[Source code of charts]
---+---

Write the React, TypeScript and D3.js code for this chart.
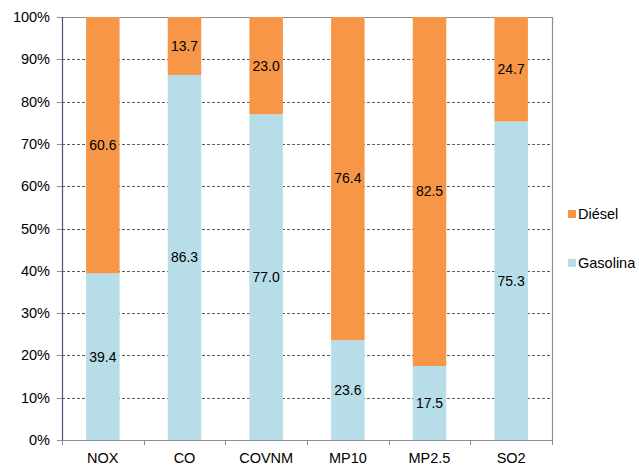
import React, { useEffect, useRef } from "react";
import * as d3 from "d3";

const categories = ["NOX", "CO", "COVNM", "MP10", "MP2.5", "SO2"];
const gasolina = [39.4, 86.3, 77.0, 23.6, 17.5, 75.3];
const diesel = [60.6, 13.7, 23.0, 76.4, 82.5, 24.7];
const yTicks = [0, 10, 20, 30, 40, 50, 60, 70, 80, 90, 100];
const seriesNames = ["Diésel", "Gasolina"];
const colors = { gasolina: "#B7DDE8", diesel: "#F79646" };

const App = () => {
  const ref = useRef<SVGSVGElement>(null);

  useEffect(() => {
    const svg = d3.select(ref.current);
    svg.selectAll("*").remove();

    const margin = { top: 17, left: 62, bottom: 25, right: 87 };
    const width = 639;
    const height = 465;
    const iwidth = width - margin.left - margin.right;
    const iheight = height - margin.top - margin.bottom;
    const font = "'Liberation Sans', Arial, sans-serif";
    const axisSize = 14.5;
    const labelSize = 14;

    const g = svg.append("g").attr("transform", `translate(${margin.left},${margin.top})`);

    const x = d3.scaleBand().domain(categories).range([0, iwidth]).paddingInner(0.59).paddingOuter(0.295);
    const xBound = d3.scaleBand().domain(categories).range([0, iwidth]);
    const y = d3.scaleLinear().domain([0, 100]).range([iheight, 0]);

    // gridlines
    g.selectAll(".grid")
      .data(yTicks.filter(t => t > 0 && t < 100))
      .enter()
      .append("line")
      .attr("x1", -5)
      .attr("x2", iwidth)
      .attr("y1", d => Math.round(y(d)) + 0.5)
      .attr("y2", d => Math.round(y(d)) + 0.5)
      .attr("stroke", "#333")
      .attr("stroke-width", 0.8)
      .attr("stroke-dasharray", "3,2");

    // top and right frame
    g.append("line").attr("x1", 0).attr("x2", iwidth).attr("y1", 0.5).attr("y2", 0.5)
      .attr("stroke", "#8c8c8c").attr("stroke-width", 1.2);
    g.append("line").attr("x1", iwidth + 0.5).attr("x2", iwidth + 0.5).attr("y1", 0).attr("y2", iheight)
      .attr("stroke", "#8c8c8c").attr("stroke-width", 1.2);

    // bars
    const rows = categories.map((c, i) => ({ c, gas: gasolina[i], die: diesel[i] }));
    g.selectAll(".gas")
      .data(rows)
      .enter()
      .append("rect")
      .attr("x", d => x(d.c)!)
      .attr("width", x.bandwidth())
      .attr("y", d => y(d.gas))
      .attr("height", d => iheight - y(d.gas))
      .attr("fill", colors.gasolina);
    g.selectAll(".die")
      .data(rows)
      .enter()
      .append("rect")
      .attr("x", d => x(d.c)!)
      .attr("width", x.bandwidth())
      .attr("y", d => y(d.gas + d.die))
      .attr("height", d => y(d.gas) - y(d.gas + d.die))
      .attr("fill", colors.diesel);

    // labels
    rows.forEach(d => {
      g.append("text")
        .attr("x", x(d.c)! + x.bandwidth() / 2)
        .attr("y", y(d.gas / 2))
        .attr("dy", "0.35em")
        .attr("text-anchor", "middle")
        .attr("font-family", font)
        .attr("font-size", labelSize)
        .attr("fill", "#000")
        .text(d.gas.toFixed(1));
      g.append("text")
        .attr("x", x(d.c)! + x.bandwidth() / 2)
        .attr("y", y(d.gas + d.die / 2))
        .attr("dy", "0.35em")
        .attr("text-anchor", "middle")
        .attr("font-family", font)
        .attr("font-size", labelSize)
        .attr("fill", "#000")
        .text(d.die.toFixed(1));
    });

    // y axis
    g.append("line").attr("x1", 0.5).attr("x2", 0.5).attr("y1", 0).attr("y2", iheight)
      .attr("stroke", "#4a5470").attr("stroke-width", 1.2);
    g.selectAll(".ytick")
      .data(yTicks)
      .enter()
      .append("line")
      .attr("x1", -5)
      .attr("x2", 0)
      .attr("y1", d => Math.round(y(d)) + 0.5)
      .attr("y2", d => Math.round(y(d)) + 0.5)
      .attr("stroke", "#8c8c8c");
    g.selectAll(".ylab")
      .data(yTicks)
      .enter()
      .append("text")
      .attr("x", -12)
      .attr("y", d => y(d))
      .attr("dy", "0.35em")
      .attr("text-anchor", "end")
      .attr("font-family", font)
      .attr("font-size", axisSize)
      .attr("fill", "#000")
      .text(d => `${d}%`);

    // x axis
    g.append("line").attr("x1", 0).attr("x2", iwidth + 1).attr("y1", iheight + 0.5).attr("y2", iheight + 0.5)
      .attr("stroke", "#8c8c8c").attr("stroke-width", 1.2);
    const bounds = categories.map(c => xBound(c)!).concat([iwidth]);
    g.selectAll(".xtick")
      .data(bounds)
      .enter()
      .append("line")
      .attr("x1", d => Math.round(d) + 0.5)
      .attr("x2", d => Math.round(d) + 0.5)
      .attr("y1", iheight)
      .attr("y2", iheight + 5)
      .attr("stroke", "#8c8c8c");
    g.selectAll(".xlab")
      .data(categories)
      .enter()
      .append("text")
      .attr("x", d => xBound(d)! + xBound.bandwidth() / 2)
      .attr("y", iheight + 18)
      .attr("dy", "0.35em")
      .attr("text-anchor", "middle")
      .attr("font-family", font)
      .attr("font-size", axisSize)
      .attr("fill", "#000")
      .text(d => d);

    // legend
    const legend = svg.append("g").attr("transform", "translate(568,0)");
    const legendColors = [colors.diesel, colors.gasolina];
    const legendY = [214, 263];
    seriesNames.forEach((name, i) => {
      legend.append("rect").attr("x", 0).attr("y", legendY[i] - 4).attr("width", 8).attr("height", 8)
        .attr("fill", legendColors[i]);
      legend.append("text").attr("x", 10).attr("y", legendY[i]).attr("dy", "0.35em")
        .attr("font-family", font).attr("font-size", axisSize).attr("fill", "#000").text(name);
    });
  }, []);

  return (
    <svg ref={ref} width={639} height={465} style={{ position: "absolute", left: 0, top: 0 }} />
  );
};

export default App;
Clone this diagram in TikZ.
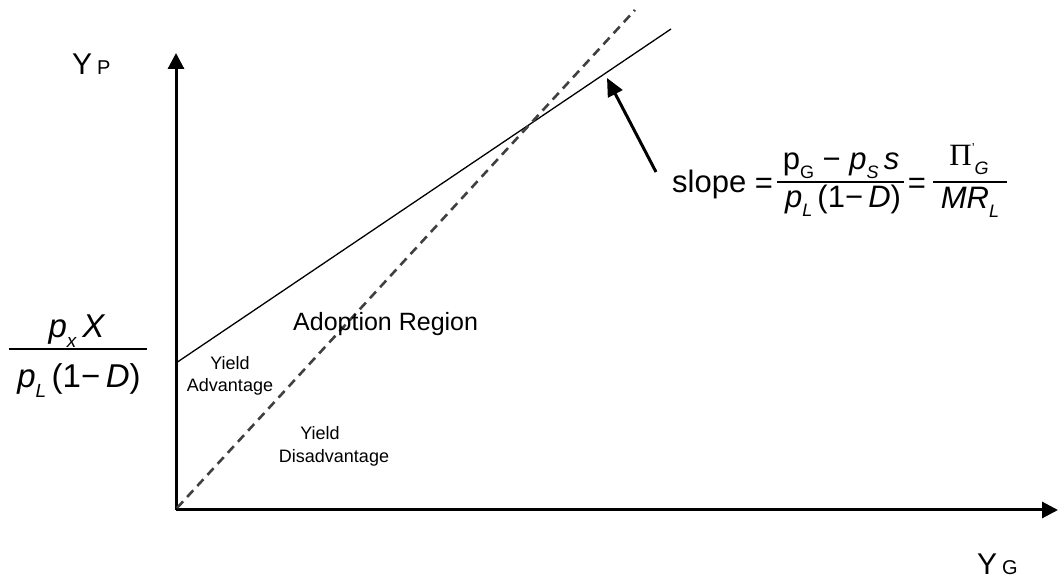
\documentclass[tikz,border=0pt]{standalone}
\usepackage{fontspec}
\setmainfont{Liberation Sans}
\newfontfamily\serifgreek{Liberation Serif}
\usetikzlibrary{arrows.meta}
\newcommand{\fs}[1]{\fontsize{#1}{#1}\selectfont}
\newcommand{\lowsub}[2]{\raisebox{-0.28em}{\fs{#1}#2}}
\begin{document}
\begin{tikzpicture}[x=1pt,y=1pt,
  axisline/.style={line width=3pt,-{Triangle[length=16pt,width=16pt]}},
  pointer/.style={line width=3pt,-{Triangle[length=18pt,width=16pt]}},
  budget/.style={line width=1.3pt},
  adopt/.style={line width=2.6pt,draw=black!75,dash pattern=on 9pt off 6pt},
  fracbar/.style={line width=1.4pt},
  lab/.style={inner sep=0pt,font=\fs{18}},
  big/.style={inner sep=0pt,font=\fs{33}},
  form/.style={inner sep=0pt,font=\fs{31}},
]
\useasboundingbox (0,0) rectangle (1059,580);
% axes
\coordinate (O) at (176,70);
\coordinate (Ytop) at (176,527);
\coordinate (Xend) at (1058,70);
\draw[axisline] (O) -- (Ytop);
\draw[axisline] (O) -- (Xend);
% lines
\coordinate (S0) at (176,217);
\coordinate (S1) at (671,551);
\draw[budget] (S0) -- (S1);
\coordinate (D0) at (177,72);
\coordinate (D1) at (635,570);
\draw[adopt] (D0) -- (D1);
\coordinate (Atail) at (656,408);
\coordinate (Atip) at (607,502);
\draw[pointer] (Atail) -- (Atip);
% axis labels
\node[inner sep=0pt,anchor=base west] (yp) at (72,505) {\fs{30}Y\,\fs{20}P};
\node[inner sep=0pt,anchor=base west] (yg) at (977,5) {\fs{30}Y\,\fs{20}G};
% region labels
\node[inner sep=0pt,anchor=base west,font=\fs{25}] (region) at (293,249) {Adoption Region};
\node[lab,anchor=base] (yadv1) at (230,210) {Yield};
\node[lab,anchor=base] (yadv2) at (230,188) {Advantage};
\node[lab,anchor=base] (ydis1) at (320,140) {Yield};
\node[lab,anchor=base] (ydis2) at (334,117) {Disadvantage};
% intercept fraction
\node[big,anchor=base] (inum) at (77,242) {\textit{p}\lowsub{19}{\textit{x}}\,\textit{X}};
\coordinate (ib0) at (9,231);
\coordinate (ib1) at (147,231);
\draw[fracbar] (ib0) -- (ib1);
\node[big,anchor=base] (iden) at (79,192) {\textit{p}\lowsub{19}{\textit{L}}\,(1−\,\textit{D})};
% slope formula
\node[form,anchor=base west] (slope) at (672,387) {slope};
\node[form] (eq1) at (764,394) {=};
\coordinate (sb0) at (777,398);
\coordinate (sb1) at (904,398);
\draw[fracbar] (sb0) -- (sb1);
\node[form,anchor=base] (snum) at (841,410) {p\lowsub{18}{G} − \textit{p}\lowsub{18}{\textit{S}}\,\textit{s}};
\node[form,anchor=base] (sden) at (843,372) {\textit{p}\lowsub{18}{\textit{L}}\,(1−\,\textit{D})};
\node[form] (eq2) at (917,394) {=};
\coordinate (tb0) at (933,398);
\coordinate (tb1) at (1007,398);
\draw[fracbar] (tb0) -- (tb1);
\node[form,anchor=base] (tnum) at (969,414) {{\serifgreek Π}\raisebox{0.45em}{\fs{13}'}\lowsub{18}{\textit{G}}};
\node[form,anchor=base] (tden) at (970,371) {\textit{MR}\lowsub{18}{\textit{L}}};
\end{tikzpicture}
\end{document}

---+---

» Problem statement
Read the data above and pull out each line that holds the string "this".

» Output
Write the React, TypeScript and D3.js code for this chart.
Clone this diagram in TikZ.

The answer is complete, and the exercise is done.